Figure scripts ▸
+-------+

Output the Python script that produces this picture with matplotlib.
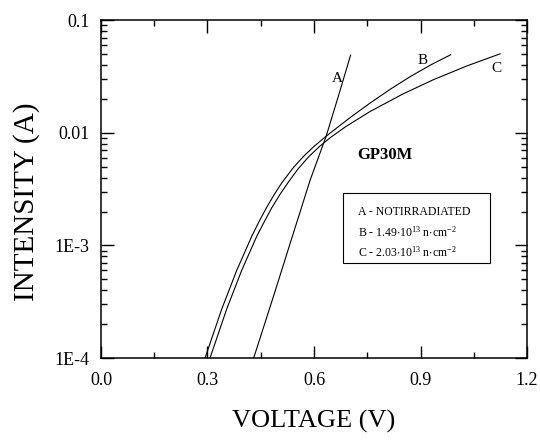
import numpy as np
import matplotlib
matplotlib.use("Agg")
import matplotlib.pyplot as plt
from matplotlib.patches import Rectangle
from matplotlib.ticker import FixedLocator, LogLocator, FuncFormatter, MultipleLocator

plt.rcParams["font.family"] = ["Liberation Serif", "DejaVu Serif"]
plt.rcParams["mathtext.fontset"] = "custom"
plt.rcParams["mathtext.rm"] = "Liberation Serif"
plt.rcParams["mathtext.default"] = "regular"

# I-V curves (V in volts, I in amps)
A_volt = [0.430, 0.485, 0.537, 0.589, 0.634, 0.670, 0.703]
A_amp = [1.0e-4, 3.47e-4, 1.15e-3, 3.8e-3, 9.3e-3, 0.0219, 0.049]

B_volt = [0.293, 0.340, 0.382, 0.425, 0.445, 0.466, 0.488, 0.509, 0.540, 0.570, 0.600,
          0.636, 0.700, 0.758, 0.815, 0.870, 0.930, 0.985]
B_amp = [1.0e-4, 2.72e-4, 5.98e-4, 1.213e-3, 1.626e-3, 2.163e-3, 2.838e-3, 3.589e-3,
         4.842e-3, 6.166e-3, 7.586e-3, 9.44e-3, 0.01355, 0.01841, 0.02443, 0.03148,
         0.04036, 0.04943]

C_volt = [0.307, 0.354, 0.396, 0.439, 0.460, 0.481, 0.504, 0.526, 0.555, 0.585, 0.615,
          0.645, 0.690, 0.758, 0.850, 0.936, 1.030, 1.124]
C_amp = [1.0e-4, 2.72e-4, 5.98e-4, 1.213e-3, 1.626e-3, 2.163e-3, 2.838e-3, 3.589e-3,
         4.786e-3, 6.138e-3, 7.551e-3, 9.036e-3, 0.0114, 0.01549, 0.02213, 0.02965,
         0.03926, 0.05035]

x_ticks = [0.0, 0.3, 0.6, 0.9, 1.2]
y_ticks = [1e-4, 1e-3, 1e-2, 1e-1]
y_labels = {1e-4: "1E-4", 1e-3: "1E-3", 1e-2: "0.01", 1e-1: "0.1"}

legend_lines = [
    "A - NOTIRRADIATED",
    r"B - 1.49$\cdot$10$^{13}$ n$\cdot$cm$^{-2}$",
    r"C - 2.03$\cdot$10$^{13}$ n$\cdot$cm$^{-2}$",
]

fig = plt.figure(figsize=(5.4, 4.41), dpi=100)
ax = fig.add_axes([0.187, 0.188, 0.789, 0.766])

for v, i in [(A_volt, A_amp), (B_volt, B_amp), (C_volt, C_amp)]:
    ax.plot(v, i, color="black", linewidth=0.8)

ax.set_yscale("log")
ax.set_xlim(0.0, 1.2)
ax.set_ylim(1e-4, 0.1)

ax.xaxis.set_major_locator(FixedLocator(x_ticks))
ax.xaxis.set_minor_locator(MultipleLocator(0.15))
ax.xaxis.set_major_formatter(FuncFormatter(lambda v, p: f"{v:.1f}"))
ax.yaxis.set_major_locator(FixedLocator(y_ticks))
ax.yaxis.set_minor_locator(LogLocator(base=10, subs=np.arange(2, 10)))
ax.yaxis.set_major_formatter(FuncFormatter(lambda v, p: y_labels.get(round(v, 6), "")))
ax.yaxis.set_minor_formatter(FuncFormatter(lambda v, p: ""))

ax.tick_params(which="both", direction="in", top=True, right=True, width=1.0)
ax.tick_params(which="major", length=9)
ax.tick_params(which="minor", length=4.5)
ax.tick_params(axis="x", which="major", pad=10, labelsize=13)
ax.tick_params(axis="y", which="major", pad=8, labelsize=13)
for s in ax.spines.values():
    s.set_linewidth(1.1)

ax.set_xlabel("VOLTAGE (V)", fontsize=19)
ax.set_ylabel("INTENSITY (A)", fontsize=21)
ax.xaxis.set_label_coords(0.5, -0.154)
ax.yaxis.set_label_coords(-0.143, 0.462)

# curve letters
ax.text(0.665, 0.0305, "A", fontsize=11, ha="center", va="center")
ax.text(0.907, 0.0441, "B", fontsize=11, ha="center", va="center")
ax.text(1.113, 0.0375, "C", fontsize=11, ha="center", va="center")

ax.text(0.80, 0.00634, "GP30M", fontsize=12, fontweight="bold", ha="center", va="center")

# legend box
ax.add_patch(Rectangle((0.568, 0.281), 0.345, 0.207, transform=ax.transAxes,
                       fill=False, edgecolor="black", linewidth=0.8))
for k, line in enumerate(legend_lines):
    ax.text(0.603, 0.432 - k * 0.059, line, transform=ax.transAxes,
            fontsize=8.5, ha="left", va="center")

fig.savefig("out.png", dpi=100)
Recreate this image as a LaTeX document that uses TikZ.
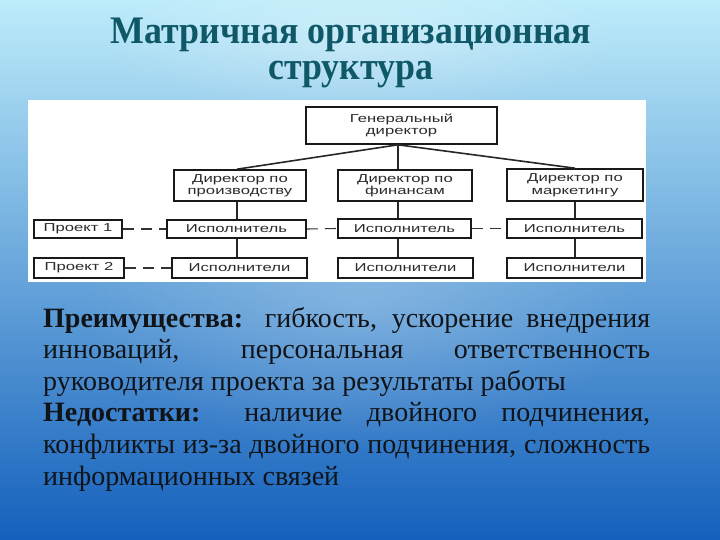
\documentclass[tikz,border=0pt]{standalone}
\usepackage{fontspec}
\setmainfont{Liberation Serif}
\newfontfamily\boxfont[FakeStretch=1.45]{Liberation Sans}
\newfontfamily\titlefont[FakeStretch=0.92]{Liberation Serif}
\usetikzlibrary{calc,fadings}
\definecolor{bgtop}{HTML}{BDECFA}
\definecolor{bgmid}{HTML}{58B6E8}
\definecolor{bgbot}{HTML}{1460BC}
\definecolor{titlecol}{HTML}{0F5868}
\definecolor{boxtext}{HTML}{2B2B2B}
\definecolor{bodytext}{HTML}{101418}
\tikzfading[name=softglow, inner color=transparent!0, outer color=transparent!100]
\tikzset{
  orgbox/.style={draw=black!90, line width=1.6pt, fill=white, inner sep=0pt,
    align=center, font=\boxfont\fontsize{11.5}{12.5}\selectfont, text=boxtext},
  link/.style={draw=black!85, line width=1.6pt},
  projlink/.style={draw=black!80, line width=1.1pt, dash pattern=on 11pt off 7pt},
  bodyline/.style={anchor=base west, inner sep=0pt, text=bodytext,
    font=\fontsize{28}{31.6}\selectfont},
  titleline/.style={anchor=base, inner sep=0pt, text=titlecol,
    font=\titlefont\bfseries\fontsize{39}{40}\selectfont}
}
\begin{document}
\begin{tikzpicture}[x=1pt,y=-1pt]
\useasboundingbox (0,0) rectangle (720,540);
% background
\shade[top color=bgtop, middle color=bgmid, bottom color=bgbot] (0,0) rectangle (720,540);
\begin{scope}
\clip (0,0) rectangle (720,540);
\fill[white, path fading=softglow, fill opacity=0.22] (360,300) ellipse (280 and 150);
\fill[white, path fading=softglow, fill opacity=0.3] (360,40) ellipse (260 and 80);
\end{scope}
% title
\node[titleline] (t1) at (351,44) {Матричная организационная};
\node[titleline] (t2) at (351,80) {структура};
% white panel
\fill[white] (28,100) rectangle (646,282);
% column coordinates
\coordinate (c1) at (237,0);
\coordinate (c2) at (398,0);
\coordinate (c3) at (575,0);
% boxes
\node[orgbox, minimum width=191pt, minimum height=37pt] (gen) at (401.5,125.5) {Генеральный\\директор};
\node[orgbox, minimum width=132pt, minimum height=31pt] (d1) at (240,185.5) {Директор по\\производству};
\node[orgbox, minimum width=134pt, minimum height=31pt] (d2) at (405,185.5) {Директор по\\финансам};
\node[orgbox, minimum width=136pt, minimum height=32pt] (d3) at (575,185) {Директор по\\маркетингу};
\node[orgbox, minimum width=88pt, minimum height=18pt] (p1) at (78,229) {Проект 1};
\node[orgbox, minimum width=139pt, minimum height=18pt] (e1) at (236.5,229) {Исполнитель};
\node[orgbox, minimum width=133pt, minimum height=19pt] (e2) at (404.5,228.5) {Исполнитель};
\node[orgbox, minimum width=135pt, minimum height=19pt] (e3) at (574.5,228.5) {Исполнитель};
\node[orgbox, minimum width=90pt, minimum height=20pt] (p2) at (79,268) {Проект 2};
\node[orgbox, minimum width=135pt, minimum height=20pt] (s1) at (239.5,268) {Исполнители};
\node[orgbox, minimum width=135pt, minimum height=20pt] (s2) at (405.5,268) {Исполнители};
\node[orgbox, minimum width=135pt, minimum height=20pt] (s3) at (574.5,268) {Исполнители};
% hierarchy links
\draw[link] (gen.south -| c2) -- (d1.north -| c1);
\draw[link] (gen.south -| c2) -- (d2.north -| c2);
\draw[link] (gen.south -| c2) -- (d3.north -| c3);
\draw[link] (d1.south -| c1) -- (e1.north -| c1);
\draw[link] (e1.south -| c1) -- (s1.north -| c1);
\draw[link] (d2.south -| c2) -- (e2.north -| c2);
\draw[link] (e2.south -| c2) -- (s2.north -| c2);
\draw[link] (d3.south -| c3) -- (e3.north -| c3);
\draw[link] (e3.south -| c3) -- (s3.north -| c3);
% project links
\draw[projlink] (p1.east) -- (e1.west);
\draw[projlink] (e1.east) -- (e2.west);
\draw[projlink] (e2.east) -- (e3.west);
\draw[projlink] (p2.east) -- (s1.west);
% body text
\node[bodyline] (b1) at (43,327) {\makebox[607pt][s]{\textbf{Преимущества:} гибкость, ускорение внедрения}};
\node[bodyline] (b2) at (43,358.6) {\makebox[607pt][s]{инноваций, персональная ответственность}};
\node[bodyline] (b3) at (43,390.2) {руководителя проекта за результаты работы};
\node[bodyline] (b4) at (43,421.8) {\makebox[607pt][s]{\textbf{Недостатки:} наличие двойного подчинения,}};
\node[bodyline] (b5) at (43,453.4) {\makebox[607pt][s]{конфликты из-за двойного подчинения, сложность}};
\node[bodyline] (b6) at (43,485) {информационных связей};
\end{tikzpicture}
\end{document}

+-------+

Work instructions ▸ Reproduce the material above exactly, first line through the line that contains "from matplotlib.ticker import", minus the pictures.

Worked solution ▸
Output the Python script that produces this picture with matplotlib.
import numpy as np
import matplotlib
matplotlib.use("Agg")
import matplotlib.pyplot as plt
from matplotlib.patches import Rectangle
from matplotlib.ticker import FixedLocator, LogLocator, FuncFormatter, MultipleLocator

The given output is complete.